Study of viscoelastic behavior in an immersed boundary-Lagrangian mesh model

Many biological settings involve complex fluids that have non-Newtonian mechanical responses that arise from suspended microstructures. In this study, we compare Lagrangian mesh and Oldroyd-B formulations of non-Newtonian fluid-structure interaction in an immersed boundary framework. Significantly, we find remeshing, as well as fluid and/or mesh refinement increase the stability and accuracy of Lagrangian mesh simulations and produce results highly comparable with that of the Oldroyd-B model for test cases such as planar Poiseuille flow and Stokes' problems. Further investigations revealed the trade-offs between discretization error and CPU time consumption at various regridding frequencies and determined an optimal regridding interval. In addition, cases are compared at low Reynolds number and a fixed set of parameters including the Weissenberg number and the viscosity ratio.
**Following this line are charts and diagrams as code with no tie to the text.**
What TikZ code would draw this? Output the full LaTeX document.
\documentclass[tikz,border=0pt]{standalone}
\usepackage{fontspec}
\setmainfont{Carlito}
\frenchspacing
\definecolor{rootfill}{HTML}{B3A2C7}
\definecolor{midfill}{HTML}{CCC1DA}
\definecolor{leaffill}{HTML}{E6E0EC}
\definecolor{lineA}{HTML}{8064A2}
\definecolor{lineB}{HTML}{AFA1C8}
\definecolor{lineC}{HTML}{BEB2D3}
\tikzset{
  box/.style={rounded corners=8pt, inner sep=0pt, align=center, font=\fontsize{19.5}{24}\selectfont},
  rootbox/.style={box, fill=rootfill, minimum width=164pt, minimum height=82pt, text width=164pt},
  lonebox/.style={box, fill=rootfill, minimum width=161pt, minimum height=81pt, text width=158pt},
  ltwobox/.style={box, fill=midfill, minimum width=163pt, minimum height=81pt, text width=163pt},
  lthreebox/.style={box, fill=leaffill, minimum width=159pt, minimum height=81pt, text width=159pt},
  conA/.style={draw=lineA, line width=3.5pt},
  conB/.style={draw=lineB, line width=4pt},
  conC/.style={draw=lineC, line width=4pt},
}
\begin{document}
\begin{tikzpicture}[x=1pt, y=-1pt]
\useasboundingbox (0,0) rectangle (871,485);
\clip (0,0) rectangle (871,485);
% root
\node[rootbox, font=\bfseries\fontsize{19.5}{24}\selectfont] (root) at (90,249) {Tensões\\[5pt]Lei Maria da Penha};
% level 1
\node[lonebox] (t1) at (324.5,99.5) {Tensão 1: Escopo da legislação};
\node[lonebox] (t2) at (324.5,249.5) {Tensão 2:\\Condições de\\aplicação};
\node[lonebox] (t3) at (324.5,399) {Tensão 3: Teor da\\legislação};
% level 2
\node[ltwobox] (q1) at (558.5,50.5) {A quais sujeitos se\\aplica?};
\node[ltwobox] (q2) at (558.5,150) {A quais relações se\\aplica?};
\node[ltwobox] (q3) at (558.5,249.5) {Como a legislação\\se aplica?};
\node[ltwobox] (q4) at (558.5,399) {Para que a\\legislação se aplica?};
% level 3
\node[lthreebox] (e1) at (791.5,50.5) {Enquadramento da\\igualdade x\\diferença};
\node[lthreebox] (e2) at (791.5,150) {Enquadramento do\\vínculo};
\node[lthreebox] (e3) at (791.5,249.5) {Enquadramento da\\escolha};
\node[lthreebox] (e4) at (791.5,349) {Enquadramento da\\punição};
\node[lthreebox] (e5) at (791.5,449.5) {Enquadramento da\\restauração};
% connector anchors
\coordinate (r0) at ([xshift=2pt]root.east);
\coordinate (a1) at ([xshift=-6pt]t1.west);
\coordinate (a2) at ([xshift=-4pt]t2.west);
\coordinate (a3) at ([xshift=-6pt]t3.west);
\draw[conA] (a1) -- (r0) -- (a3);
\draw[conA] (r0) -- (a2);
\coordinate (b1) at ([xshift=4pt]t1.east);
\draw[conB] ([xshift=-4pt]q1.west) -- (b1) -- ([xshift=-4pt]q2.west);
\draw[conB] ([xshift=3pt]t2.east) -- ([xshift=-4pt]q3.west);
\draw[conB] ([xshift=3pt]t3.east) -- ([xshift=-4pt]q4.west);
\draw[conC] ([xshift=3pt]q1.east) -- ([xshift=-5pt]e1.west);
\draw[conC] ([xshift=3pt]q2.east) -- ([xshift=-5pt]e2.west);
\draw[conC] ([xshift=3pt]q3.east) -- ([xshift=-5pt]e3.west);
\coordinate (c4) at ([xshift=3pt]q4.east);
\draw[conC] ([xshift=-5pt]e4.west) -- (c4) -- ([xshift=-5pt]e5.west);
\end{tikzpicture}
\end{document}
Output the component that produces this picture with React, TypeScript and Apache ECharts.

The form of the mesh could be regarded as a coarse grain model of the physical structure of the viscoelastic component of the fluid and, in some contexts, distortion of the mesh may have a physical interpretation and regridding would be unnecessary. Modifications to the models are proposed with viscoelastic links and comparisons with properties of viscoelastic media such as mucus, biological tissues, and biofilms.